Dari seluruh kajian mendalam terhadap ayat-ayat cinta dalam Alquran, jelas bahwa cinta bukanlah subjek sampingan, melainkan inti dari agama. Hubbullah adalah tujuan, sedangkan Mawaddah, Rahmah, Sabar, dan Ihsan adalah metodenya. Cinta Ilahi mengajarkan kita bagaimana mencintai segala sesuatu dengan benar, menetapkan prioritas, dan mengamalkannya melalui kebaikan yang berkelanjutan.

Cinta yang diajarkan oleh Alquran adalah cinta yang bertanggung jawab. Ia bertanggung jawab untuk mengikuti petunjuk Nabi (Ali Imran: 31), bertanggung jawab untuk menjaga keharmonisan rumah tangga (Ar-Rum: 21), bertanggung jawab untuk berbakti kepada orang tua (Al-Isra: 23), dan bertanggung jawab untuk menegakkan keadilan (Al-Maidah: 8).

Keseimbangan antara Hubb (cinta yang membakar), Mawaddah (kasih sayang yang dinamis), dan Rahmah (belas kasihan yang abadi) adalah resep yang ditawarkan Allah untuk mencapai kehidupan yang tenteram (Sakinah) di dunia dan mendapatkan ridha-Nya di akhirat. Cinta dalam Alquran adalah janji sekaligus tuntutan; ia adalah fitrah yang harus disalurkan dengan bijak agar membawa manusia kembali kepada Sumber segala Cinta, Allah Al-Wadud.

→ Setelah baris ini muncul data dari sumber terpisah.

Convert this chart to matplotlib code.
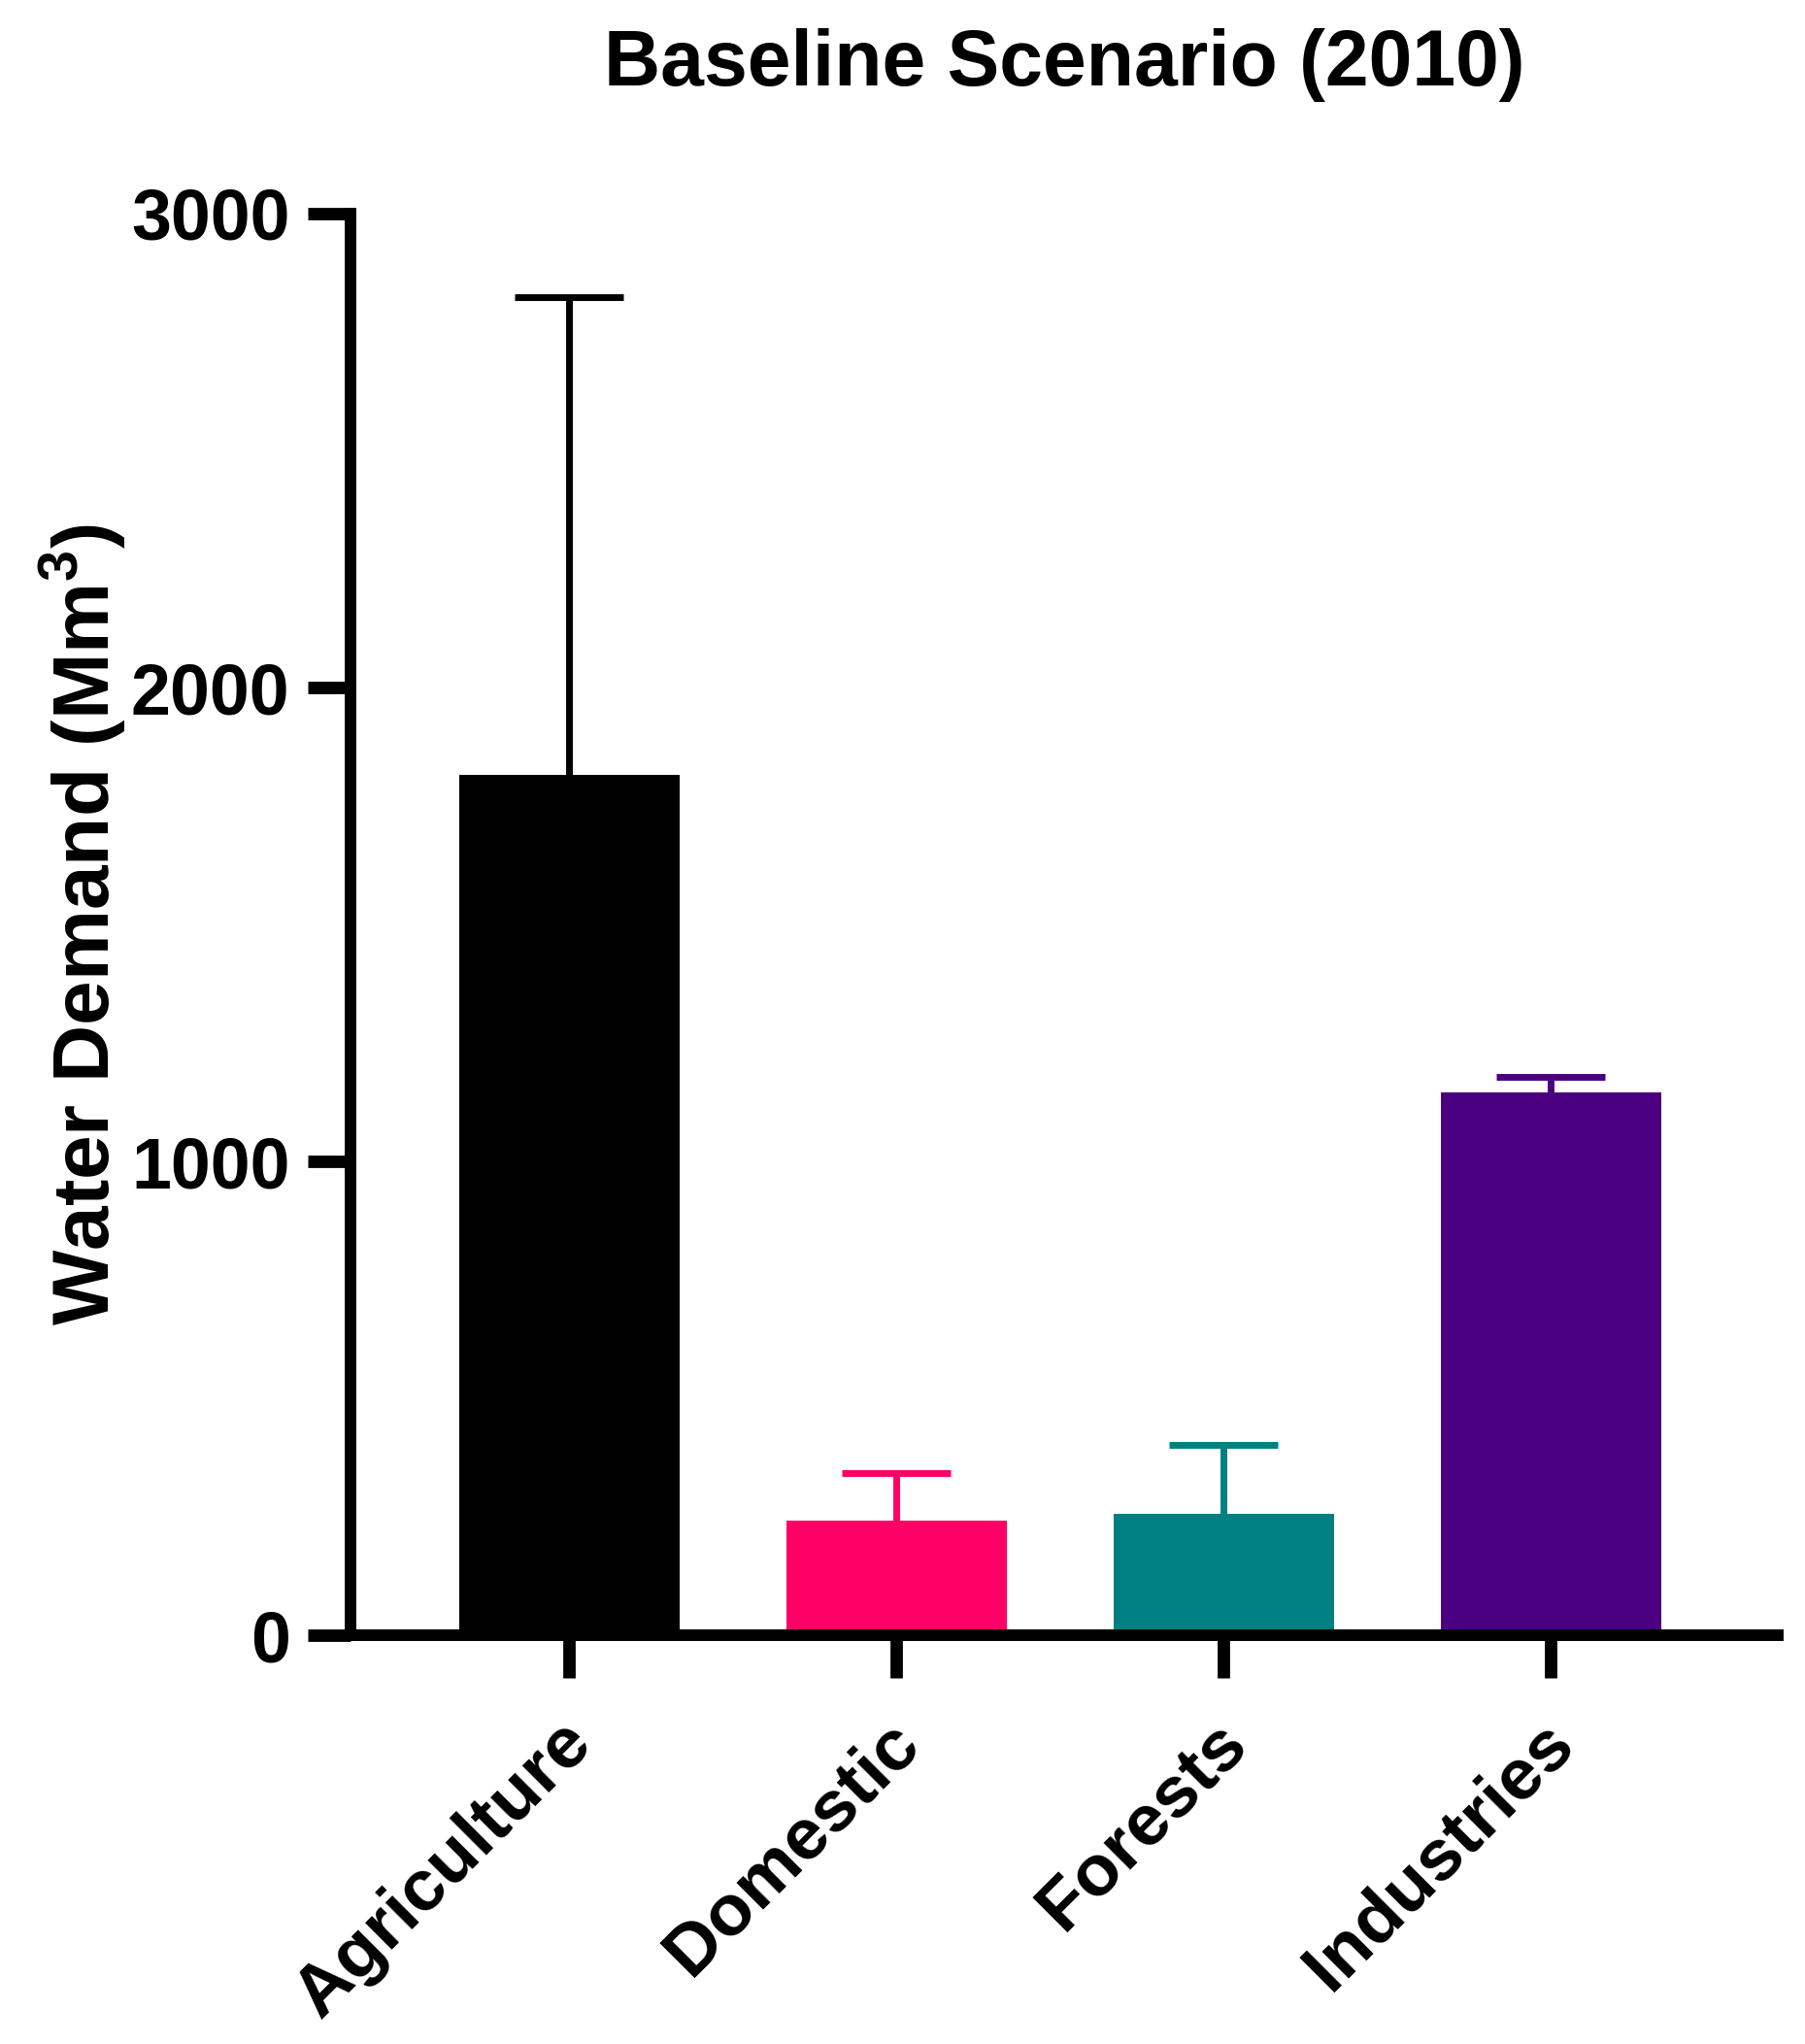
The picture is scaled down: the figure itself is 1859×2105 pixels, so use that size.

Maka, tugas seorang hamba adalah terus-menerus mengevaluasi di mana letak cintanya, memastikan bahwa ia tidak didominasi oleh godaan dunia (At-Taubah: 24), tetapi diarahkan sepenuhnya kepada Dzat yang menciptakan cinta itu sendiri. Jika cinta kita sudah selaras dengan petunjuk Alquran, maka seluruh amal kita, dari ibadah yang paling pribadi hingga interaksi sosial yang paling rumit, akan dipandang sebagai manifestasi dari Hubbullah yang diterima.

Inilah esensi ajaran cinta dalam Islam: sebuah perjalanan yang mendalam dan berkelanjutan untuk menyempurnakan hati agar layak dicintai oleh Yang Maha Pengasih.